We came at last to the flume tender at the upper end, who, when he'd gotten over his surprise at seeing a woman climbing up the catwalk, scrambled down like a monkey into the complicated geometry of the trestle and hung there while we passed single file over his head. The two men exchanged the most casual of greetings and lengthy summaries amounting to an All's Clear At Both Ends, and after we had passed by him, the monkey clambered up to the catwalk again and sauntered off downhill, giving the occasional drift-log a cautionary jab with his peavey hook.

My own dear flume tender, as I discovered from a chance remark, was a reader of newspapers, and when I heard this I turned our talk away from close shaves and perilous lifeboats—entirely away from the lurking but unspoken business of a child lost in the deep-woods. We enlivened the air with our fair knowledge of the world's doings and our opinions of how things were being conducted. We argued over the future of capitalism and prospects for the end of the Russo-Jap war, as well as the possibility that as men are more knowledgeable and more advantaged by technology, they may become more
rational, and whether this transformation—together with radium power—might bring about the millennium.

We had a vigorous discussion of the mind of the educated woman. Under the old regime, I told him, a woman would pledge her housekeeping and baby-tending services to a man, along with certain social gains and regular sexual relations, all in exchange for economic security. But intellectual development renders a woman less dependent on marriage for her physical support (which I have proven in my own life), and as women are permitted to read Herbert Spencer and work with calculus, there may come an end to their sewing on buttons fand embroidering pillow-slips.

I would not have been surprised if a rough and whiskered flume tender living way back in the wilderness had objected most strenuously to such an idea.

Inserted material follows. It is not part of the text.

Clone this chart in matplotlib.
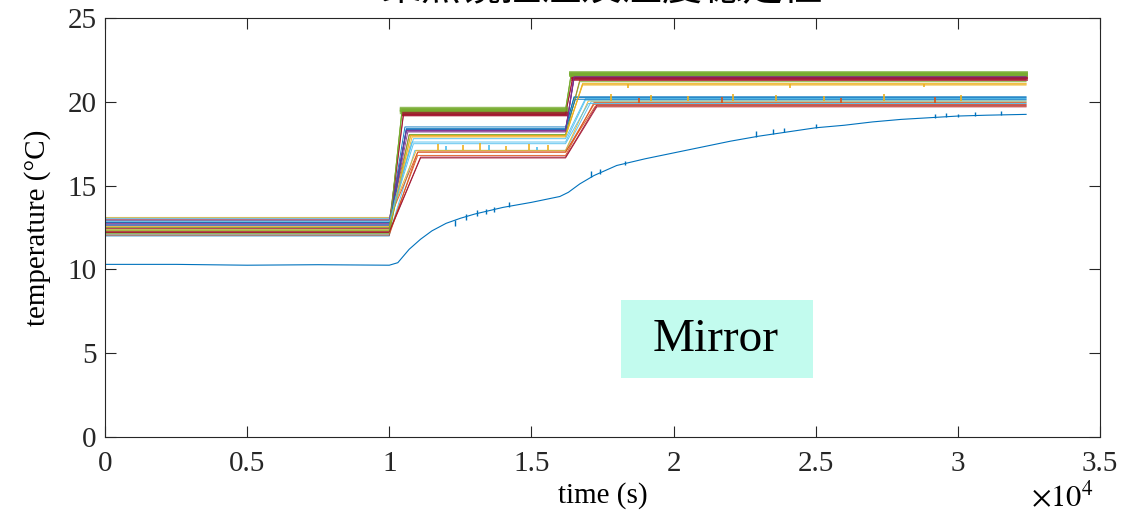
import matplotlib
matplotlib.use("Agg")
import matplotlib.pyplot as plt
from matplotlib.patches import Rectangle
from matplotlib.ticker import MultipleLocator, FixedLocator, FixedFormatter

plt.rcParams['font.family'] = ['Liberation Serif', 'DejaVu Serif']
plt.rcParams['mathtext.fontset'] = 'stix'
plt.rcParams['axes.prop_cycle'] = plt.cycler(color=[
    '#0072BD', '#D95319', '#EDB120', '#7E2F8E', '#77AC30', '#4DBEEE', '#A2142F'])

# mirror temperature (first, blue)
mirror_t = [0, 2500, 5000, 7500, 10000, 10300, 10700, 11100, 11500, 12000, 12500,
            13000, 14000, 15000, 16000, 16300, 16700, 17200, 18000, 19000, 20000,
            21000, 22000, 23000, 24000, 25000, 26000, 27000, 28000, 29000, 30000,
            31000, 32400]
mirror_T = [10.3, 10.3, 10.25, 10.28, 10.25, 10.4, 11.2, 11.8, 12.3, 12.75, 13.05,
            13.3, 13.7, 14.0, 14.35, 14.6, 15.1, 15.6, 16.2, 16.6, 16.95,
            17.3, 17.65, 17.95, 18.2, 18.45, 18.6, 18.8, 18.95, 19.05, 19.15,
            19.2, 19.25]
mirror_spike_t = [12300, 12700, 13100, 13400, 13700, 14200, 17100, 17400, 18300,
                  22900, 23500, 23900, 25000, 29200, 29600, 30000, 30600, 31500]
mirror_spike_lo = [12.6, 12.95, 13.2, 13.3, 13.45, 13.7, 15.5, 15.7, 16.25,
                   17.9, 18.1, 18.2, 18.45, 19.05, 19.1, 19.1, 19.17, 19.2]
mirror_spike_hi = [12.95, 13.3, 13.55, 13.6, 13.75, 14.0, 15.85, 16.0, 16.45,
                   18.25, 18.4, 18.45, 18.65, 19.3, 19.35, 19.3, 19.4, 19.45]

# other sensors: plateau levels and arrival times
level1 = [12.9, 12.4, 12.7, 12.3, 12.1, 12.8, 12.0, 12.2, 13.1, 12.6, 12.5, 12.9, 12.2, 12.8,
          13.0, 12.3, 12.75, 12.15, 13.05, 12.45, 12.65, 12.05, 12.55, 12.95, 12.35, 12.85, 12.25]
level2 = [18.0, 17.9, 18.3, 19.5, 17.1, 19.3, 18.4, 16.8, 17.1, 18.2, 19.4, 17.6, 16.65, 18.5,
          17.0, 18.0, 18.25, 18.05, 17.8, 19.25, 18.35, 17.0, 17.95, 18.3, 19.55, 17.5, 16.7]
level3 = [21.3, 21.05, 21.5, 21.7, 20.0, 21.45, 20.3, 19.95, 20.05, 21.4, 21.6, 20.1, 19.7, 20.25,
          19.85, 21.0, 21.45, 21.2, 20.2, 21.35, 20.15, 19.75, 21.1, 21.5, 21.65, 19.9, 19.8]
arrive1 = [10700, 10800, 10600, 10450, 10900, 10500, 10600, 11000, 10950, 10650, 10450, 10800,
           11100, 10550, 11000, 10750, 10600, 10700, 10850, 10500, 10600, 11000, 10750, 10600,
           10450, 10850, 11100]
arrive2 = [16700, 16800, 16500, 16400, 17100, 16450, 16500, 17200, 17000, 16500, 16400, 16900,
           17300, 16500, 17200, 16800, 16500, 16700, 16900, 16450, 16550, 17250, 16800, 16500,
           16400, 17000, 17300]
noisy = [3, 5, 10, 19, 24]
step1_t = 10000
step2_t = 16200
end_t = 32400

# occasional spikes on some sensors (series index, time, low, high)
spike_series = [8, 8, 8, 8, 8, 8, 4, 4, 4, 8, 8, 8, 8, 8, 8, 8, 8, 7, 7, 7, 7, 1, 1, 1]
spike_t = [11700, 12600, 13200, 14100, 14900, 15600, 12000, 13500, 15200,
           17800, 19200, 20500, 22100, 23600, 25300, 27400, 30100,
           18800, 21700, 25900, 29200, 18400, 24100, 28800]
spike_lo = [17.1, 17.1, 17.1, 17.1, 17.1, 17.1, 17.1, 17.1, 17.1,
            20.05, 20.05, 20.05, 20.05, 20.05, 20.05, 20.05, 20.05,
            19.95, 19.95, 19.95, 19.95, 21.05, 21.05, 21.05]
spike_hi = [17.5, 17.4, 17.55, 17.35, 17.5, 17.4, 17.35, 17.4, 17.3,
            20.45, 20.4, 20.35, 20.45, 20.4, 20.35, 20.45, 20.4,
            20.25, 20.3, 20.2, 20.3, 20.85, 20.8, 20.9]

xtick_vals = [0, 5000, 10000, 15000, 20000, 25000, 30000, 35000]
xtick_text = ['0', '0.5', '1', '1.5', '2', '2.5', '3', '3.5']

fig = plt.figure(figsize=(11.24, 5.12), dpi=100)
ax = fig.add_axes([105 / 1124, 75 / 512, 995 / 1124, 419 / 512])

ax.plot(mirror_t, mirror_T, lw=0.8)
ax.vlines(mirror_spike_t, mirror_spike_lo, mirror_spike_hi, color='#0072BD', lw=1.0)

lines = []
for i in range(len(level1)):
    tt = [0, step1_t, arrive1[i], step2_t, arrive2[i], end_t]
    yy = [level1[i], level1[i], level2[i], level2[i], level3[i], level3[i]]
    ln, = ax.plot(tt, yy, lw=0.7, alpha=0.9)
    lines.append(ln)
    if i in noisy:
        c = ln.get_color()
        ax.plot([arrive1[i], step2_t], [level2[i], level2[i]], color=c, lw=3.2, alpha=0.75)
        ax.plot([arrive2[i], end_t], [level3[i], level3[i]], color=c, lw=2.8, alpha=0.75)

for s, t, lo, hi in zip(spike_series, spike_t, spike_lo, spike_hi):
    ax.vlines(t, lo, hi, color=lines[s].get_color(), lw=1.2)

ax.set_xlim(0, 35000)
ax.set_ylim(0, 25)
ax.xaxis.set_major_locator(FixedLocator(xtick_vals))
ax.xaxis.set_major_formatter(FixedFormatter(xtick_text))
ax.yaxis.set_major_locator(MultipleLocator(5))
ax.tick_params(direction='in', length=8, width=0.8, top=True, right=True,
               labelsize=21, colors='#262626')
ax.tick_params(axis='x', pad=10)
ax.tick_params(axis='y', pad=6)
for sp in ax.spines.values():
    sp.set_linewidth(0.8)
    sp.set_color('#262626')

ax.set_xlabel('time (s)', fontsize=21, labelpad=4)
ax.set_ylabel('temperature (°C)', fontsize=21, labelpad=12)

# "Mirror" label box
fig.add_artist(Rectangle((621 / 1124, 134 / 512), 192 / 1124, 78 / 512,
                         transform=fig.transFigure, fc='#c2fbee', ec='none', zorder=5))
fig.text(716 / 1124, 172 / 512, 'Mirror', fontsize=34, ha='center', va='center', zorder=6)

fig.text(1062 / 1124, 14 / 512, r'$\times10^{4}$', fontsize=22, ha='center', va='center')
fig.text(602 / 1124, 1 + 12 / 512, '聚焦镜控温及温度稳定性', fontsize=29,
         family=['Noto Sans CJK SC', 'DejaVu Sans'], ha='center', va='center')

fig.savefig('out.png', dpi=100)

The vast majority of men, even in these modern times, still require a lisping, clinging creature with a willingness to worship the masculine form. I have no doubt that such men as Homer Coffee or Melba's drunkard husband, Henry Pelton, fear women's access to higher education will create a race of monsters—unsexed creatures with clubbed hair and a blighting power. But the flume tender gave way before my arguments and offered his own mild opinion that a woman with a complete understanding of the clockworkings of the universe is a woman in closer touch with nature.

I wondered then, as I do now, if he might have been a man hiding his lamp under a basket, so to speak. It's well known that the remote logging camps are scattered with educated men—lawyers, doctors, teachers, men who have held important positions in business—who have turned to the hermit life after legal or personal calamity of one kind or another. I asked him nothing of that kind and offered him nothing of my own history: such is the Western way.

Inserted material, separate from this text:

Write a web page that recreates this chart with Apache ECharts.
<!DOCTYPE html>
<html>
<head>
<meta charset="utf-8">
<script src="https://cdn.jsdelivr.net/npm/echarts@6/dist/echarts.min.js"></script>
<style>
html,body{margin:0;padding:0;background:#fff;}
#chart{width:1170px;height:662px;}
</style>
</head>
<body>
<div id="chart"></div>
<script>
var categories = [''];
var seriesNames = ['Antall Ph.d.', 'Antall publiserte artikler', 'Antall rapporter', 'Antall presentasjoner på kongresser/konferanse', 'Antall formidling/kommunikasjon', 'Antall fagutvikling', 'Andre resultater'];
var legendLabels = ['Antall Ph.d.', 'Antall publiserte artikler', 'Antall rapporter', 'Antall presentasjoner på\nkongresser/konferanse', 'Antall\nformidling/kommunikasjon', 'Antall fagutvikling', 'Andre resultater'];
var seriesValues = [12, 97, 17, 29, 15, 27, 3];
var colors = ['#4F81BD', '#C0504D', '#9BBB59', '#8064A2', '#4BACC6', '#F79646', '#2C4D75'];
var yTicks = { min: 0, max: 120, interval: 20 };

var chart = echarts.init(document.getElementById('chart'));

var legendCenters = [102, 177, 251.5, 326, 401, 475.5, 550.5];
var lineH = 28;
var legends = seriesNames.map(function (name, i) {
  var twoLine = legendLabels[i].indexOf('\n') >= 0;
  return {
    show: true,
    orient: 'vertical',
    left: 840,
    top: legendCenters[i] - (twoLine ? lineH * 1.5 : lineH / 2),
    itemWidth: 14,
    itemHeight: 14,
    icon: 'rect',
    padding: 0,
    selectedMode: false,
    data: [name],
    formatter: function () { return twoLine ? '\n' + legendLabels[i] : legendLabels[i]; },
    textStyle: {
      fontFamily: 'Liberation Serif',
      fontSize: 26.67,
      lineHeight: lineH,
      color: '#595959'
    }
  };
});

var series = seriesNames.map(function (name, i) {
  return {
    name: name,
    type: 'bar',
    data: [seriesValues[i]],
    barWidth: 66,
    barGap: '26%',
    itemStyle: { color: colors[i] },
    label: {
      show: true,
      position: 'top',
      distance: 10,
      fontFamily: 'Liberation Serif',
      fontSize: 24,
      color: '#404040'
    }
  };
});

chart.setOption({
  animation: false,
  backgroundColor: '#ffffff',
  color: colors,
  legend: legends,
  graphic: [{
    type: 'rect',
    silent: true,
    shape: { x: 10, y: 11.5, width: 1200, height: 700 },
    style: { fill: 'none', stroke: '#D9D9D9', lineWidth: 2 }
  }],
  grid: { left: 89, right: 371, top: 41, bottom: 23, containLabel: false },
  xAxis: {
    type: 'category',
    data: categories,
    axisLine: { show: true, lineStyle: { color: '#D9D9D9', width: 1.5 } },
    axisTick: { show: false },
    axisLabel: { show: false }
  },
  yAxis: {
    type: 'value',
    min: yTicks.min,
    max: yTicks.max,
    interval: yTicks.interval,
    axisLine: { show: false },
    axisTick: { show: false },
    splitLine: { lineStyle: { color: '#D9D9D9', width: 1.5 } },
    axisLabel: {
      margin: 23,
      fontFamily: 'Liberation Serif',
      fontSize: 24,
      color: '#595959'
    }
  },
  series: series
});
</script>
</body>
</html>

I sit now at the top of the flume—having shaken his hand and seen him back down the catwalk—refreshing myself with an apple and sandwich on a stump well apart from the furor of the logging, while I bring events up to date on these pages. On another sheet I have scribbled down the outline of a little story in which the hero is a flume tender of knightly attributes, driven into the wild West by tragic circumstances in the civilized East, and whose heroine is a pretty though stalwart girl, forced to cross miles of precarious and collapsing catwalk in order to save the life of her wounded beloved.